Supplied material =
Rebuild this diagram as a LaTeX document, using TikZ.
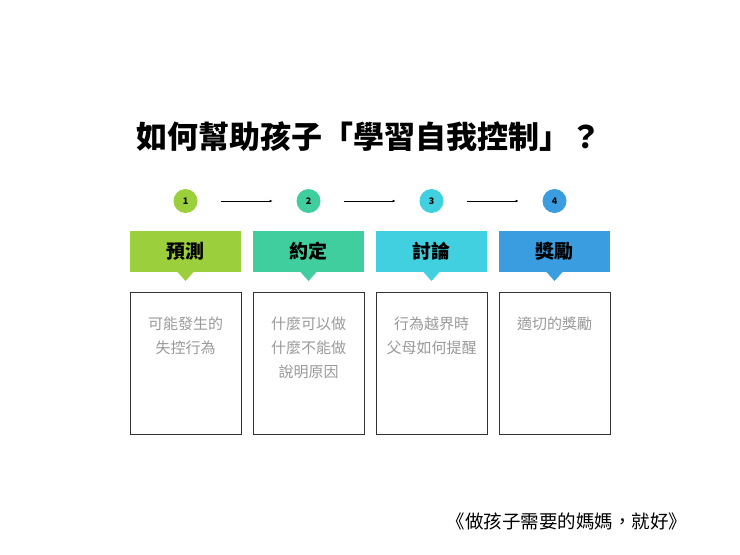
\documentclass[tikz,border=0pt]{standalone}
\usepackage{fontspec}
\setmainfont{Noto Sans CJK TC}
\usetikzlibrary{arrows.meta}
\definecolor{cA}{HTML}{9BCF3C}
\definecolor{cB}{HTML}{40CE9E}
\definecolor{cC}{HTML}{40D0DF}
\definecolor{cD}{HTML}{3A9DE0}
\definecolor{txtg}{HTML}{999999}
\begin{document}
\begin{tikzpicture}[x=1pt,y=-1pt,
  num/.style={circle,minimum size=24pt,inner sep=0,font=\fontsize{9}{10}\selectfont\bfseries},
  head/.style={minimum width=111pt,minimum height=41pt,inner sep=0,font=\fontsize{19}{22}\selectfont\bfseries},
  body/.style={draw=black!80,line width=0.6pt,minimum width=111pt,minimum height=142pt,anchor=north,inner sep=0},
  conn/.style={-{Latex[length=3pt,width=2.5pt]},line width=0.6pt}]
\useasboundingbox (0,0) rectangle (740,555);
\node (title) at (369,137) {\fontsize{31}{34}\selectfont\bfseries 如何幫助孩子「學習自我控制」？};
\foreach \i/\x/\c/\h/\b in {1/185.5/cA/預測/{可能發生的\\失控行為},2/308.5/cB/約定/{什麼可以做\\什麼不能做\\說明原因},3/431.5/cC/討論/{行為越界時\\父母如何提醒},4/554.5/cD/獎勵/{適切的獎勵}}{
  \node[num,fill=\c] (n\i) at (\x,201) {\i};
  \node[head,fill=\c] (h\i) at (\x,251.5) {\h};
  \fill[\c] (\x-8,272) -- (\x+8,272) -- (\x,281) -- cycle;
  \node[body] (b\i) at (\x,292) {};
  \node[text=txtg,font=\fontsize{15}{24}\selectfont,align=center,anchor=north] (t\i) at (\x,313) {\b};
}
\draw[conn] (n1.east)++(23,0) -- ++(52,0);
\draw[conn] (n2.east)++(23,0) -- ++(52,0);
\draw[conn] (n3.east)++(23,0) -- ++(52,0);
\node[anchor=east] (foot) at (691,521) {\fontsize{18.5}{21}\selectfont《做孩子需要的媽媽，就好》};
\end{tikzpicture}
\end{document}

Requirements = Set the listing down in full and exactly. Pictures within it should not appear in the copy.

Written answer =
Rebuild this diagram as a LaTeX document, using TikZ.
\documentclass[tikz,border=0pt]{standalone}
\usepackage{fontspec}
\setmainfont{Noto Sans CJK TC}
\usetikzlibrary{arrows.meta}
\definecolor{cA}{HTML}{9BCF3C}
\definecolor{cB}{HTML}{40CE9E}
\definecolor{cC}{HTML}{40D0DF}
\definecolor{cD}{HTML}{3A9DE0}
\definecolor{txtg}{HTML}{999999}
\begin{document}
\begin{tikzpicture}[x=1pt,y=-1pt,
  num/.style={circle,minimum size=24pt,inner sep=0,font=\fontsize{9}{10}\selectfont\bfseries},
  head/.style={minimum width=111pt,minimum height=41pt,inner sep=0,font=\fontsize{19}{22}\selectfont\bfseries},
  body/.style={draw=black!80,line width=0.6pt,minimum width=111pt,minimum height=142pt,anchor=north,inner sep=0},
  conn/.style={-{Latex[length=3pt,width=2.5pt]},line width=0.6pt}]
\useasboundingbox (0,0) rectangle (740,555);
\node (title) at (369,137) {\fontsize{31}{34}\selectfont\bfseries 如何幫助孩子「學習自我控制」？};
\foreach \i/\x/\c/\h/\b in {1/185.5/cA/預測/{可能發生的\\失控行為},2/308.5/cB/約定/{什麼可以做\\什麼不能做\\說明原因},3/431.5/cC/討論/{行為越界時\\父母如何提醒},4/554.5/cD/獎勵/{適切的獎勵}}{
  \node[num,fill=\c] (n\i) at (\x,201) {\i};
  \node[head,fill=\c] (h\i) at (\x,251.5) {\h};
  \fill[\c] (\x-8,272) -- (\x+8,272) -- (\x,281) -- cycle;
  \node[body] (b\i) at (\x,292) {};
  \node[text=txtg,font=\fontsize{15}{24}\selectfont,align=center,anchor=north] (t\i) at (\x,313) {\b};
}
\draw[conn] (n1.east)++(23,0) -- ++(52,0);
\draw[conn] (n2.east)++(23,0) -- ++(52,0);
\draw[conn] (n3.east)++(23,0) -- ++(52,0);
\node[anchor=east] (foot) at (691,521) {\fontsize{18.5}{21}\selectfont《做孩子需要的媽媽，就好》};
\end{tikzpicture}
\end{document}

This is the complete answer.